DATA EXCERPTS:
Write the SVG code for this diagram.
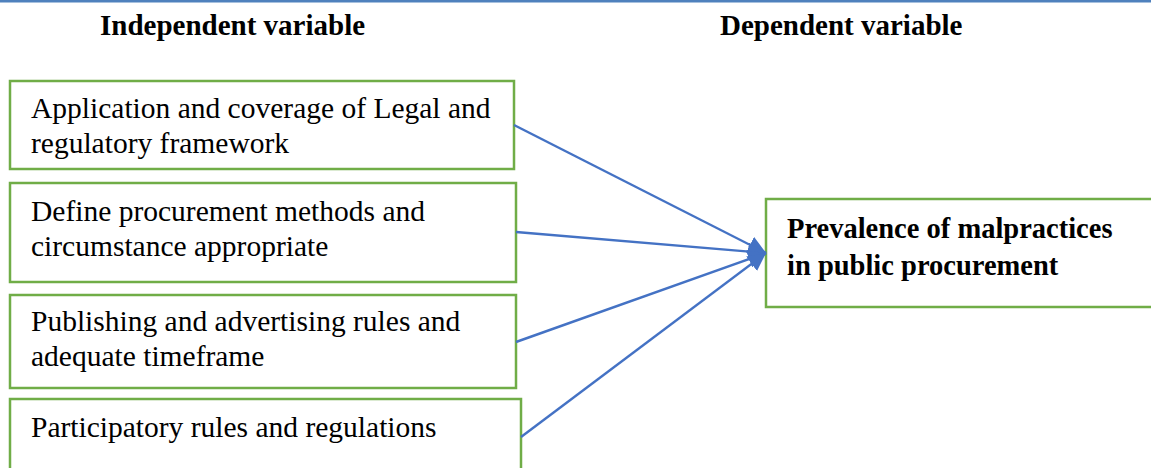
<svg xmlns="http://www.w3.org/2000/svg" width="1151" height="468" viewBox="0 0 1151 468">
  <style>
    .head { font-family: "Liberation Serif", "Times New Roman", serif; font-weight: bold; font-size: 29px; fill: #000; }
    .box { fill: #fff; stroke: #70AD47; stroke-width: 2.5; }
    .label { font-family: "Liberation Serif", "Times New Roman", serif; font-size: 29.5px; fill: #000; }
    .label-bold { font-family: "Liberation Serif", "Times New Roman", serif; font-weight: bold; font-size: 28.5px; fill: #000; }
    .conn { stroke: #4472C4; stroke-width: 2.4; fill: none; marker-end: url(#arrow); }
  </style>
  <defs>
    <marker id="arrow" viewBox="0 0 10 10" refX="10" refY="5" markerWidth="7.5" markerHeight="7.5" orient="auto" markerUnits="strokeWidth">
      <path d="M0,0 L10,5 L0,10 Z" fill="#4472C4"/>
    </marker>
  </defs>

  <rect width="1151" height="468" fill="#fff"/>
  <!-- top rule -->
  <rect x="0" y="0" width="1151" height="2.5" fill="#4F81BD"/>

  <!-- column headings -->
  <text class="head" x="100" y="35">Independent variable</text>
  <text class="head" x="720" y="35">Dependent variable</text>

  <g id="node-legal">
    <rect class="box" x="10" y="81" width="504" height="88"/>
    <text class="label" x="31" y="118">Application and coverage of Legal and</text>
    <text class="label" x="31" y="153">regulatory framework</text>
  </g>

  <g id="node-methods">
    <rect class="box" x="10" y="183" width="506" height="99"/>
    <text class="label" x="31" y="221">Define procurement methods and</text>
    <text class="label" x="31" y="256">circumstance appropriate</text>
  </g>

  <g id="node-publishing">
    <rect class="box" x="10" y="295" width="506" height="93"/>
    <text class="label" x="31" y="331">Publishing and advertising rules and</text>
    <text class="label" x="31" y="366">adequate timeframe</text>
  </g>

  <g id="node-participatory">
    <rect class="box" x="10" y="399" width="511" height="80"/>
    <text class="label" x="31" y="437">Participatory rules and regulations</text>
  </g>

  <g id="node-malpractice">
    <rect class="box" x="766" y="199" width="390" height="108"/>
    <text class="label-bold" x="787" y="238">Prevalence of malpractices</text>
    <text class="label-bold" x="787" y="275">in public procurement</text>
  </g>

  <g id="connectors">
    <line class="conn" x1="514" y1="125" x2="766" y2="253"/>
    <line class="conn" x1="516" y1="232" x2="766" y2="253"/>
    <line class="conn" x1="516" y1="342" x2="766" y2="253"/>
    <line class="conn" x1="521" y1="437" x2="766" y2="253"/>
  </g>
</svg>
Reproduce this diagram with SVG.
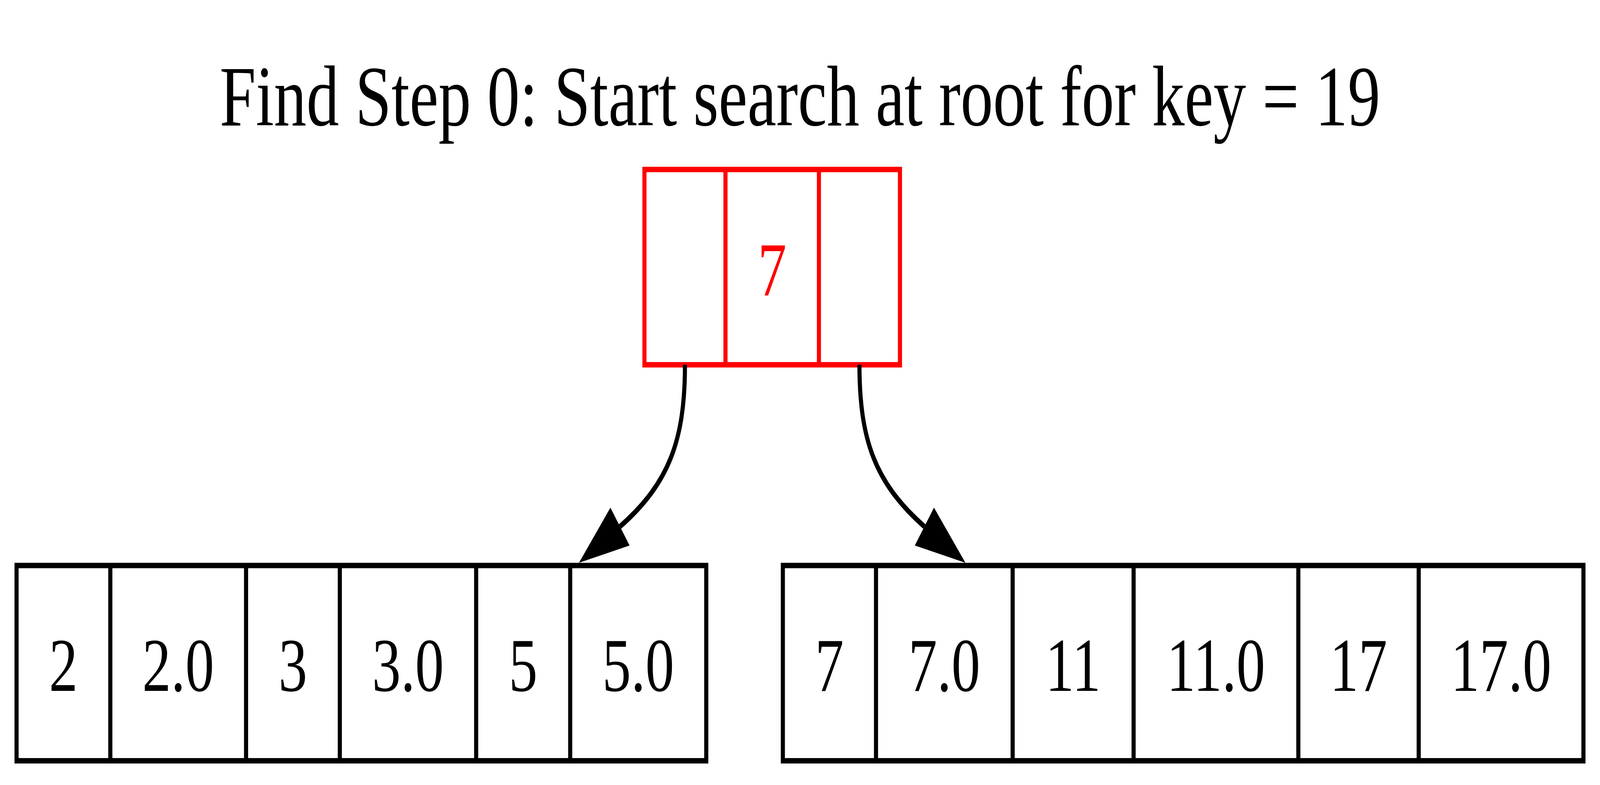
<svg xmlns="http://www.w3.org/2000/svg" width="5410" height="2010" viewBox="0 0 5410 2010" preserveAspectRatio="none">
<style>
@media (max-width: 5400px) { svg:root { width: 100vw; height: 100vh; display: block; } }
.title{font-family:"Liberation Serif","Times New Roman",serif;font-size:220px;text-anchor:middle;fill:#000}
.lbl{font-family:"Liberation Serif","Times New Roman",serif;font-size:194.4px;text-anchor:middle;fill:#000}
.box{fill:none;stroke:#000;stroke-width:13.9}
.div{stroke:#000;stroke-width:13.9}
.hl .box,.hl .div{stroke:#ff0000}
.hl .lbl{fill:#ff0000}
.edge{fill:none;stroke:#000;stroke-width:13.9}
</style>
<defs>
<marker id="arrow" markerUnits="userSpaceOnUse" orient="auto" refX="0" refY="0" markerWidth="400" markerHeight="400" viewBox="-200 -200 400 400" overflow="visible">
<path d="M0,-58.3 L166.8,0 L0,58.3 Z" fill="#000"/>
</marker>
</defs>
<rect width="5410" height="2010" fill="#fff"/>
<text class="title" x="2705" y="321">Find Step 0: Start search at root for key = 19</text>

<g id="root" class="hl">
<rect class="box" x="2179" y="434" width="864" height="500"/>
<line class="div" x1="2453" y1="434" x2="2453" y2="934"/>
<line class="div" x1="2769" y1="434" x2="2769" y2="934"/>
<text class="lbl" x="2611" y="756">7</text>
</g>

<g id="leaf_left">
<rect class="box" x="56" y="1448" width="2332" height="500"/>
<line class="div" x1="373" y1="1448" x2="373" y2="1948"/>
<line class="div" x1="832" y1="1448" x2="832" y2="1948"/>
<line class="div" x1="1149" y1="1448" x2="1149" y2="1948"/>
<line class="div" x1="1610" y1="1448" x2="1610" y2="1948"/>
<line class="div" x1="1928" y1="1448" x2="1928" y2="1948"/>
<text class="lbl" x="214.5" y="1769">2</text>
<text class="lbl" x="602.5" y="1769">2.0</text>
<text class="lbl" x="990.5" y="1769">3</text>
<text class="lbl" x="1379.5" y="1769">3.0</text>
<text class="lbl" x="1769" y="1769">5</text>
<text class="lbl" x="2158" y="1769">5.0</text>
</g>

<g id="leaf_right">
<rect class="box" x="2647" y="1448" width="2707" height="500"/>
<line class="div" x1="2962" y1="1448" x2="2962" y2="1948"/>
<line class="div" x1="3424" y1="1448" x2="3424" y2="1948"/>
<line class="div" x1="3833" y1="1448" x2="3833" y2="1948"/>
<line class="div" x1="4390" y1="1448" x2="4390" y2="1948"/>
<line class="div" x1="4797" y1="1448" x2="4797" y2="1948"/>
<text class="lbl" x="2804.5" y="1769">7</text>
<text class="lbl" x="3193" y="1769">7.0</text>
<text class="lbl" x="3628.5" y="1769">11</text>
<text class="lbl" x="4111.5" y="1769">11.0</text>
<text class="lbl" x="4593.5" y="1769">17</text>
<text class="lbl" x="5075.5" y="1769">17.0</text>
</g>

<g id="edges">
<path class="edge" d="M2316,934 C2316,1125 2263.8,1236.3 2096.35,1348.3" marker-end="url(#arrow)"/>
<path class="edge" d="M2906,934 C2906,1125 2958.2,1236.3 3125.65,1348.3" marker-end="url(#arrow)"/>
</g>
</svg>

WRITTEN REQUEST: Retype everything in the material word for word, minus pictures.

COMPLETE OUTPUT:
Write the SVG code for this diagram.
<svg xmlns="http://www.w3.org/2000/svg" width="1151" height="468" viewBox="0 0 1151 468">
  <style>
    .head { font-family: "Liberation Serif", "Times New Roman", serif; font-weight: bold; font-size: 29px; fill: #000; }
    .box { fill: #fff; stroke: #70AD47; stroke-width: 2.5; }
    .label { font-family: "Liberation Serif", "Times New Roman", serif; font-size: 29.5px; fill: #000; }
    .label-bold { font-family: "Liberation Serif", "Times New Roman", serif; font-weight: bold; font-size: 28.5px; fill: #000; }
    .conn { stroke: #4472C4; stroke-width: 2.4; fill: none; marker-end: url(#arrow); }
  </style>
  <defs>
    <marker id="arrow" viewBox="0 0 10 10" refX="10" refY="5" markerWidth="7.5" markerHeight="7.5" orient="auto" markerUnits="strokeWidth">
      <path d="M0,0 L10,5 L0,10 Z" fill="#4472C4"/>
    </marker>
  </defs>

  <rect width="1151" height="468" fill="#fff"/>
  <!-- top rule -->
  <rect x="0" y="0" width="1151" height="2.5" fill="#4F81BD"/>

  <!-- column headings -->
  <text class="head" x="100" y="35">Independent variable</text>
  <text class="head" x="720" y="35">Dependent variable</text>

  <g id="node-legal">
    <rect class="box" x="10" y="81" width="504" height="88"/>
    <text class="label" x="31" y="118">Application and coverage of Legal and</text>
    <text class="label" x="31" y="153">regulatory framework</text>
  </g>

  <g id="node-methods">
    <rect class="box" x="10" y="183" width="506" height="99"/>
    <text class="label" x="31" y="221">Define procurement methods and</text>
    <text class="label" x="31" y="256">circumstance appropriate</text>
  </g>

  <g id="node-publishing">
    <rect class="box" x="10" y="295" width="506" height="93"/>
    <text class="label" x="31" y="331">Publishing and advertising rules and</text>
    <text class="label" x="31" y="366">adequate timeframe</text>
  </g>

  <g id="node-participatory">
    <rect class="box" x="10" y="399" width="511" height="80"/>
    <text class="label" x="31" y="437">Participatory rules and regulations</text>
  </g>

  <g id="node-malpractice">
    <rect class="box" x="766" y="199" width="390" height="108"/>
    <text class="label-bold" x="787" y="238">Prevalence of malpractices</text>
    <text class="label-bold" x="787" y="275">in public procurement</text>
  </g>

  <g id="connectors">
    <line class="conn" x1="514" y1="125" x2="766" y2="253"/>
    <line class="conn" x1="516" y1="232" x2="766" y2="253"/>
    <line class="conn" x1="516" y1="342" x2="766" y2="253"/>
    <line class="conn" x1="521" y1="437" x2="766" y2="253"/>
  </g>
</svg>
Reproduce this diagram with SVG.
<svg xmlns="http://www.w3.org/2000/svg" width="5410" height="2010" viewBox="0 0 5410 2010" preserveAspectRatio="none">
<style>
@media (max-width: 5400px) { svg:root { width: 100vw; height: 100vh; display: block; } }
.title{font-family:"Liberation Serif","Times New Roman",serif;font-size:220px;text-anchor:middle;fill:#000}
.lbl{font-family:"Liberation Serif","Times New Roman",serif;font-size:194.4px;text-anchor:middle;fill:#000}
.box{fill:none;stroke:#000;stroke-width:13.9}
.div{stroke:#000;stroke-width:13.9}
.hl .box,.hl .div{stroke:#ff0000}
.hl .lbl{fill:#ff0000}
.edge{fill:none;stroke:#000;stroke-width:13.9}
</style>
<defs>
<marker id="arrow" markerUnits="userSpaceOnUse" orient="auto" refX="0" refY="0" markerWidth="400" markerHeight="400" viewBox="-200 -200 400 400" overflow="visible">
<path d="M0,-58.3 L166.8,0 L0,58.3 Z" fill="#000"/>
</marker>
</defs>
<rect width="5410" height="2010" fill="#fff"/>
<text class="title" x="2705" y="321">Find Step 0: Start search at root for key = 19</text>

<g id="root" class="hl">
<rect class="box" x="2179" y="434" width="864" height="500"/>
<line class="div" x1="2453" y1="434" x2="2453" y2="934"/>
<line class="div" x1="2769" y1="434" x2="2769" y2="934"/>
<text class="lbl" x="2611" y="756">7</text>
</g>

<g id="leaf_left">
<rect class="box" x="56" y="1448" width="2332" height="500"/>
<line class="div" x1="373" y1="1448" x2="373" y2="1948"/>
<line class="div" x1="832" y1="1448" x2="832" y2="1948"/>
<line class="div" x1="1149" y1="1448" x2="1149" y2="1948"/>
<line class="div" x1="1610" y1="1448" x2="1610" y2="1948"/>
<line class="div" x1="1928" y1="1448" x2="1928" y2="1948"/>
<text class="lbl" x="214.5" y="1769">2</text>
<text class="lbl" x="602.5" y="1769">2.0</text>
<text class="lbl" x="990.5" y="1769">3</text>
<text class="lbl" x="1379.5" y="1769">3.0</text>
<text class="lbl" x="1769" y="1769">5</text>
<text class="lbl" x="2158" y="1769">5.0</text>
</g>

<g id="leaf_right">
<rect class="box" x="2647" y="1448" width="2707" height="500"/>
<line class="div" x1="2962" y1="1448" x2="2962" y2="1948"/>
<line class="div" x1="3424" y1="1448" x2="3424" y2="1948"/>
<line class="div" x1="3833" y1="1448" x2="3833" y2="1948"/>
<line class="div" x1="4390" y1="1448" x2="4390" y2="1948"/>
<line class="div" x1="4797" y1="1448" x2="4797" y2="1948"/>
<text class="lbl" x="2804.5" y="1769">7</text>
<text class="lbl" x="3193" y="1769">7.0</text>
<text class="lbl" x="3628.5" y="1769">11</text>
<text class="lbl" x="4111.5" y="1769">11.0</text>
<text class="lbl" x="4593.5" y="1769">17</text>
<text class="lbl" x="5075.5" y="1769">17.0</text>
</g>

<g id="edges">
<path class="edge" d="M2316,934 C2316,1125 2263.8,1236.3 2096.35,1348.3" marker-end="url(#arrow)"/>
<path class="edge" d="M2906,934 C2906,1125 2958.2,1236.3 3125.65,1348.3" marker-end="url(#arrow)"/>
</g>
</svg>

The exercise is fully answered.